Provided information:
════════════════════

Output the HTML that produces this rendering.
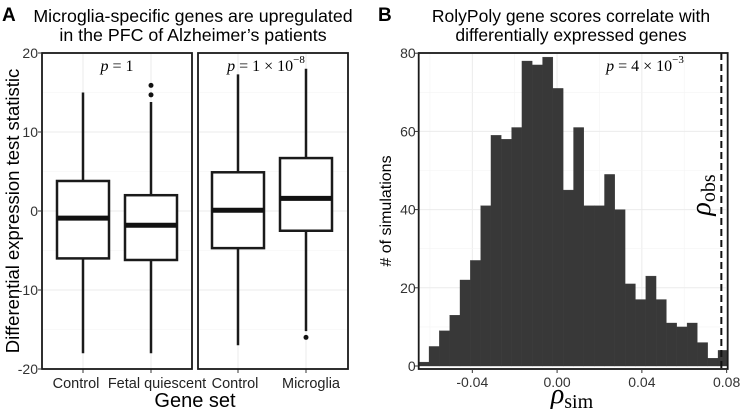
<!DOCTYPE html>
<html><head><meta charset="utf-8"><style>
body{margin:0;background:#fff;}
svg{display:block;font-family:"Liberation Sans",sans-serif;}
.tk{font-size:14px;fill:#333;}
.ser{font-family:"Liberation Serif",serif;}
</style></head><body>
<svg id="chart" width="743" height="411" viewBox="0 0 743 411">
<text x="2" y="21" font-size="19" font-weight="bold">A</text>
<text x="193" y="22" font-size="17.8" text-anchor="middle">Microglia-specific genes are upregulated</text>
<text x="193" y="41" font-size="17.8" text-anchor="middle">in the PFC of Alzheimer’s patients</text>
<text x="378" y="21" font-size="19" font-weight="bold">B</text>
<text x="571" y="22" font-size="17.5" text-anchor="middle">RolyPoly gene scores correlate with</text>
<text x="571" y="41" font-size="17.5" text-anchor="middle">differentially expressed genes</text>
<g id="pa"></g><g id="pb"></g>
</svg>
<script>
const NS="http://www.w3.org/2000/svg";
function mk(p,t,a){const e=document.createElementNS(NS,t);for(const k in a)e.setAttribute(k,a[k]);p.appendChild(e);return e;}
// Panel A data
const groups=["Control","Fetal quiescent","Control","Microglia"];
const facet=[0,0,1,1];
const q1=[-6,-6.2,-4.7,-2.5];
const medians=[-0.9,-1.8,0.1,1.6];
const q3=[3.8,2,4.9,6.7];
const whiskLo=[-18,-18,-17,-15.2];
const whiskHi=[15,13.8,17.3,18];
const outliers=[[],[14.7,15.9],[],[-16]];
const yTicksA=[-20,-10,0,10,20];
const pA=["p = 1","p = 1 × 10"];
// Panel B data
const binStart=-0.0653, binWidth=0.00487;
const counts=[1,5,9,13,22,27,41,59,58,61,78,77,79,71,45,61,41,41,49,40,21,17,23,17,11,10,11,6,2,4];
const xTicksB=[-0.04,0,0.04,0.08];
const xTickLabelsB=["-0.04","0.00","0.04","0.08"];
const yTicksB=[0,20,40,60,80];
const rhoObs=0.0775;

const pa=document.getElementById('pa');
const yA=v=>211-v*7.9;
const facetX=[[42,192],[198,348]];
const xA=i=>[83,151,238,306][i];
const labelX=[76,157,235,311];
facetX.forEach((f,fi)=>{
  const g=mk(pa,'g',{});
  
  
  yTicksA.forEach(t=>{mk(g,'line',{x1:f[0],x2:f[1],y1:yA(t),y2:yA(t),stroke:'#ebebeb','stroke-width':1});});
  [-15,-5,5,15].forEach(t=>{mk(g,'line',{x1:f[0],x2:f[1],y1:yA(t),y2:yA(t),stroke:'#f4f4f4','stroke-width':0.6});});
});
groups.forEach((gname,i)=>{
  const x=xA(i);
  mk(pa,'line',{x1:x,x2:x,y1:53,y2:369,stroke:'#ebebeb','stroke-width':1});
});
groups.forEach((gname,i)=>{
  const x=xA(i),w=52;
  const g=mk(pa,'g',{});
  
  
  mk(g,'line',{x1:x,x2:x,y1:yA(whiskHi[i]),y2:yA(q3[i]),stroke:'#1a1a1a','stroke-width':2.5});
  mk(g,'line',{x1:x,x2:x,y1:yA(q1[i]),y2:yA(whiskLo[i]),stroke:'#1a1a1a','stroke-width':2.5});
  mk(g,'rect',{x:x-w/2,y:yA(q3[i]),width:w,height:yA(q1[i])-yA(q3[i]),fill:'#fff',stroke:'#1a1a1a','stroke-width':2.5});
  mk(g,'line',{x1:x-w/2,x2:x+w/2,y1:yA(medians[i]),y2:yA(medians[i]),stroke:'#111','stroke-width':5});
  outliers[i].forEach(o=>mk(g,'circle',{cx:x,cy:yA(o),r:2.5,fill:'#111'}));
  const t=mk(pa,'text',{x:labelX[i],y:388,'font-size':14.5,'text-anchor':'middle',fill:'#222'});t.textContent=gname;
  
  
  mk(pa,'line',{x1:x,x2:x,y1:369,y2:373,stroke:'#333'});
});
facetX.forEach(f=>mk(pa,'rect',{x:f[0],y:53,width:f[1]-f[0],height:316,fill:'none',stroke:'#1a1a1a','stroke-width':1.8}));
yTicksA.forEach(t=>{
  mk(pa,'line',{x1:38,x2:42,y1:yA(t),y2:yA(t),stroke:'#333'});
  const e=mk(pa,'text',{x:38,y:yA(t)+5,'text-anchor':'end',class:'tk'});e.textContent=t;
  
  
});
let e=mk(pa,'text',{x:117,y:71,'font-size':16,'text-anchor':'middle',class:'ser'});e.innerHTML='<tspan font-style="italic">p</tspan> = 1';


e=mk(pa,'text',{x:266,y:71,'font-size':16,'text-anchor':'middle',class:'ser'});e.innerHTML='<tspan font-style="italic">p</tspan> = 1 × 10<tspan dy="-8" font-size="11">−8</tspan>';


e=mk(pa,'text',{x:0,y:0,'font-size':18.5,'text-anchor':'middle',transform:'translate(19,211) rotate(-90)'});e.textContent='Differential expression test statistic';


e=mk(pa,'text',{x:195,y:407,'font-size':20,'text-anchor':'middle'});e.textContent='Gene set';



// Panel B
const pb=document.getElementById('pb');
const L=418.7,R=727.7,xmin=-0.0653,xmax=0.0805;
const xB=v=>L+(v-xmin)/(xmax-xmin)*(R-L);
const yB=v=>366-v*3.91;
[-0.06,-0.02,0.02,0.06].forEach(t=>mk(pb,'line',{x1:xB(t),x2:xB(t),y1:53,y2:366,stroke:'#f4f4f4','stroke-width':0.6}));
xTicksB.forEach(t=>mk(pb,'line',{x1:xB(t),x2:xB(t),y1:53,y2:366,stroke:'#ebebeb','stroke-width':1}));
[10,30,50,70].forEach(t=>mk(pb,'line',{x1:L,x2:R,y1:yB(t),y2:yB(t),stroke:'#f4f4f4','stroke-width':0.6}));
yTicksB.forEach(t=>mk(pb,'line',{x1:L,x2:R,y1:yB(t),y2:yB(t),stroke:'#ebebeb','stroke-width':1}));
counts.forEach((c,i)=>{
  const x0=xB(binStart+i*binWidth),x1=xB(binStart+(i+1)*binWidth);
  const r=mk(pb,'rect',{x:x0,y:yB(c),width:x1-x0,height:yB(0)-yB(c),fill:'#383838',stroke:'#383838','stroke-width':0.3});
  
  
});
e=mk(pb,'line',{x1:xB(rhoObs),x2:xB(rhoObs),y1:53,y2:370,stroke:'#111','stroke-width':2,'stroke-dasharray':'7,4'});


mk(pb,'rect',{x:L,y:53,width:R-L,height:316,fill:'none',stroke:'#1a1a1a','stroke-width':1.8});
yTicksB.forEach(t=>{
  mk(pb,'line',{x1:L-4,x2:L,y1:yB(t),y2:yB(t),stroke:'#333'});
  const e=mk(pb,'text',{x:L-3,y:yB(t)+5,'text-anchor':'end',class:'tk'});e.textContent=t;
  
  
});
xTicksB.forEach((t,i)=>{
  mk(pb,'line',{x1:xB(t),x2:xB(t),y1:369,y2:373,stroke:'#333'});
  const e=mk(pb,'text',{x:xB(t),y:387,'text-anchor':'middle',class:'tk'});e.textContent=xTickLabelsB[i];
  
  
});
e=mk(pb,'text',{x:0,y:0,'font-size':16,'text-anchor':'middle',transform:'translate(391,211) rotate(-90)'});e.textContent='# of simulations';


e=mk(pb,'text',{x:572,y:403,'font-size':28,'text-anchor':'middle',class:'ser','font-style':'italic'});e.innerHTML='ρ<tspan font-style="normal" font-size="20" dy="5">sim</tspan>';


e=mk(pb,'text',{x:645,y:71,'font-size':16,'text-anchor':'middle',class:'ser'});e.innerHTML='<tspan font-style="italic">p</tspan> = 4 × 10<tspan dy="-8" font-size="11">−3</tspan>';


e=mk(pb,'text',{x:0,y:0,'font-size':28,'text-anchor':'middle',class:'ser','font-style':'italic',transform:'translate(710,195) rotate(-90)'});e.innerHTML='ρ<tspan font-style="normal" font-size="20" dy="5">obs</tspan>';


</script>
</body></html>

════════════════════

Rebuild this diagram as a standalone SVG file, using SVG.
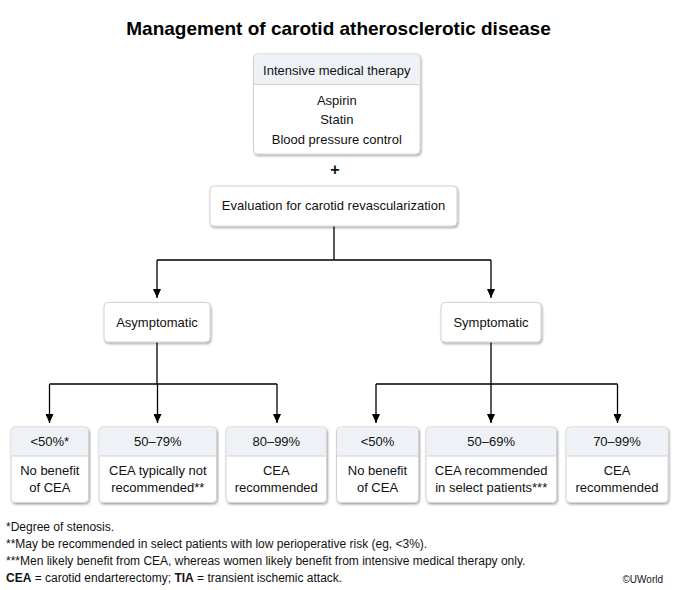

════════════════════

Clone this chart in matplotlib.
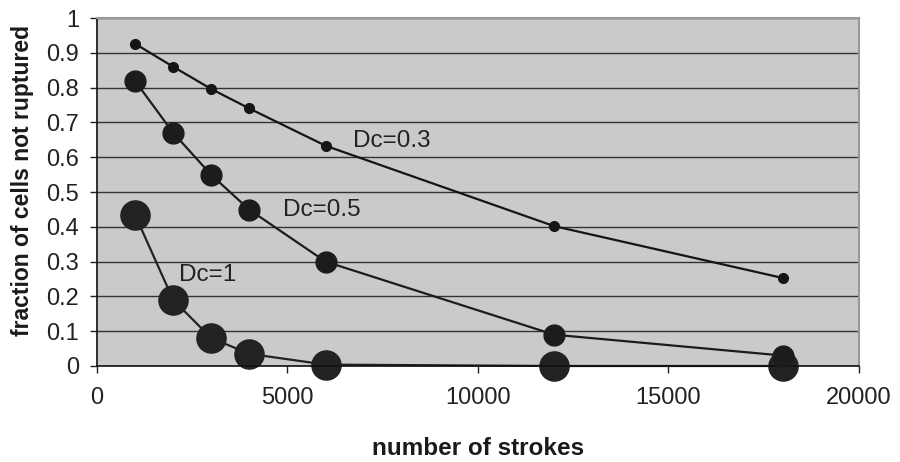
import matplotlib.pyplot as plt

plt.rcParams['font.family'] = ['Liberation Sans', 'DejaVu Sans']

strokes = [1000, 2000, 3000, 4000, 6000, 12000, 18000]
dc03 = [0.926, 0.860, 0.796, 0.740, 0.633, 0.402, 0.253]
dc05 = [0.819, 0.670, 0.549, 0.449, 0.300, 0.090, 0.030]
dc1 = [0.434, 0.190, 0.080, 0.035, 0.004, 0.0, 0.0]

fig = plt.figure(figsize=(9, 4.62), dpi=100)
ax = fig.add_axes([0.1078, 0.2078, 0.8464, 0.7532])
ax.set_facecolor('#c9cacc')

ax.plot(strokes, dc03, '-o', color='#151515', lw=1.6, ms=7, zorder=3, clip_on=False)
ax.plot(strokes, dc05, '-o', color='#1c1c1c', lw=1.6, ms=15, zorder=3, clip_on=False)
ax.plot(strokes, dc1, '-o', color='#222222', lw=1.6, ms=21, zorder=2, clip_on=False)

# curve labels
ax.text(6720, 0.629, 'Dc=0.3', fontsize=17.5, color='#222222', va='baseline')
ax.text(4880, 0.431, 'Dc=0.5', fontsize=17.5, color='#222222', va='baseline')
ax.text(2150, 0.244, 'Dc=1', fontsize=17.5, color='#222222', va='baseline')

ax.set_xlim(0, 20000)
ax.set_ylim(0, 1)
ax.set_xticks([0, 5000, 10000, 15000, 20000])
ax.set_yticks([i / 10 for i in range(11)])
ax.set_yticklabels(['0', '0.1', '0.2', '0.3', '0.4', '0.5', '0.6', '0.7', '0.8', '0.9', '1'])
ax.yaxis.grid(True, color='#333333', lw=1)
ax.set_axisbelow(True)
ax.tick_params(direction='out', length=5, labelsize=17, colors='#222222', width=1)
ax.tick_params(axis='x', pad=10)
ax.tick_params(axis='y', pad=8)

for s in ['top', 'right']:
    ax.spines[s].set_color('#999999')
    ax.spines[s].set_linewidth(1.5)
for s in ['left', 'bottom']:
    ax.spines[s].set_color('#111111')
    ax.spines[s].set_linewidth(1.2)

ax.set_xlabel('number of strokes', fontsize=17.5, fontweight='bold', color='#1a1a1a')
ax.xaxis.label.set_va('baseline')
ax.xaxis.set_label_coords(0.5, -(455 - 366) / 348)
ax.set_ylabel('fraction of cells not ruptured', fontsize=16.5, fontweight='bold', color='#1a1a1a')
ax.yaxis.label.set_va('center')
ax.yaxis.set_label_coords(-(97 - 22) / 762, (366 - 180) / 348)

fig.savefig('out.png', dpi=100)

════════════════════

Written problem: Take every line from the records above that has the word "matplotlib" and copy it.

Response to the exercise:
Clone this chart in matplotlib.
import matplotlib.pyplot as plt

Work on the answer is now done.